Andrea Doria e Dragut

Nel percorrere le vicende dei Doria e della sua figura più di spicco, non si può non soffermarsi sull’accesa rivalità che, in quel periodo, aveva come sfondo le acque del Mediterraneo: la sfida tra Andrea Doria e Dragut, il cui ricordo è rievocato dall’opera che andiamo a raccontare.

Nel salone dei Giganti di Palazzo del Principe è presente un dipinto di William Key intitolato “Ritratto di Andrea Doria con il gatto”. Nel quadro si nota la figura dell’ammiraglio, ormai anziano e lontano dalle imprese per cui viene ricordato, in compagnia di un grande gatto rosso tigrato, che scopriremo chiamarsi Dragut. Il Doria guarda lo spettatore con occhi straniti, un viso stanco ma sempre dignitoso.

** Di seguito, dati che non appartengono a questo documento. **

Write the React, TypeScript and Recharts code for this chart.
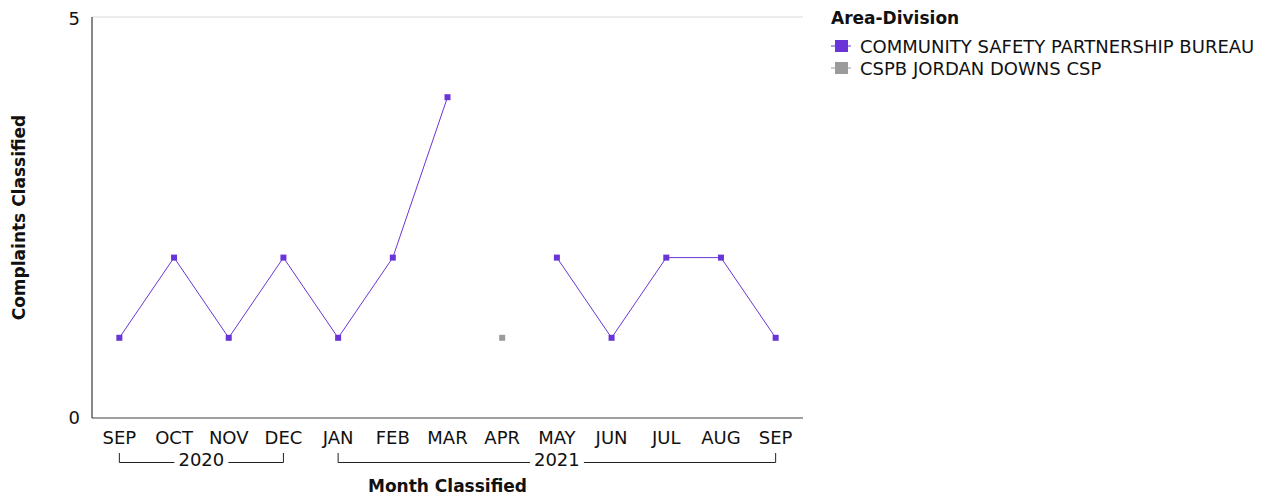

Il gatto di fronte a lui invece, appare maestoso, giovane e nel pieno delle forze. Tra i due si percepisce un’evidente tensione.

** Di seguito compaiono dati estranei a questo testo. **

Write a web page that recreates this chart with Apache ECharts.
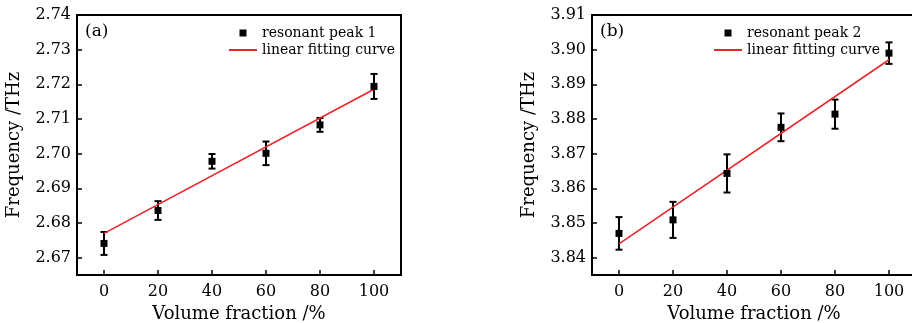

La scelta del nome Dragut ne spiega il perché. Un navigante di nome Dragut era stato uno dei più difficili rivali dell’ammiraglio, feroce, astuto e grande stratega.

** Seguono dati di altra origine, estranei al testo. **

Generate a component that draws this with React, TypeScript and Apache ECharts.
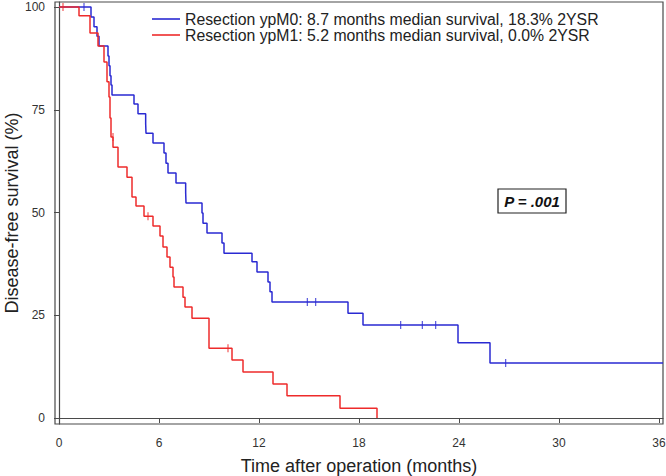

“Andrea Doria con il gatto” dipinto a Palzzo del Principe.

Infatti nel 1540 l’ammiraglio fu impegnato in alcune attività navali volte a frenare le incursioni dei corsari ottomani.

Durante una di queste operazioni, l’erede di Andrea Doria, Giannettino, riuscì a catturare uno dei più feroci e audaci pirati saraceni, Dragut, temibile a tal punto che proprio l’imperatore Carlo V aveva incaricato Andrea Doria di catturarlo. I due si conoscevano da tempo, si erano già sfidati in battaglie, legati da una stima e un rispetto reciproco, un vero e proprio confronto tra pari.

Quando il pirata venne tratto a Genova, i due si incontrarono sulla nave “Invincibile” che l’aveva condotto in città. Il Doria, quando lo riconobbe, disse “Spiacente signor Dragut, usanze di guerra” e Dragut rispose “Mutanze di fortuna”, testimonianza della stima che legava i due.

La permanenza di Dragut a Genova non fu affatto piacevole: per quattro anni venne utilizzato come rematore nella nave ammiraglia di Andrea Doria e poi venduto come schiavo. Tuttavia, venne infine riscattato dal suo capo e amico Khayr al-Din Barbarossa.

Il dipinto quindi riporta il fedele gatto dell’ammiraglio, caratteristico nella storia proprio per il suo nome, simbolo forse di affetto, ricordo e stima per un degno rivale da sfidare nel Mediterraneo.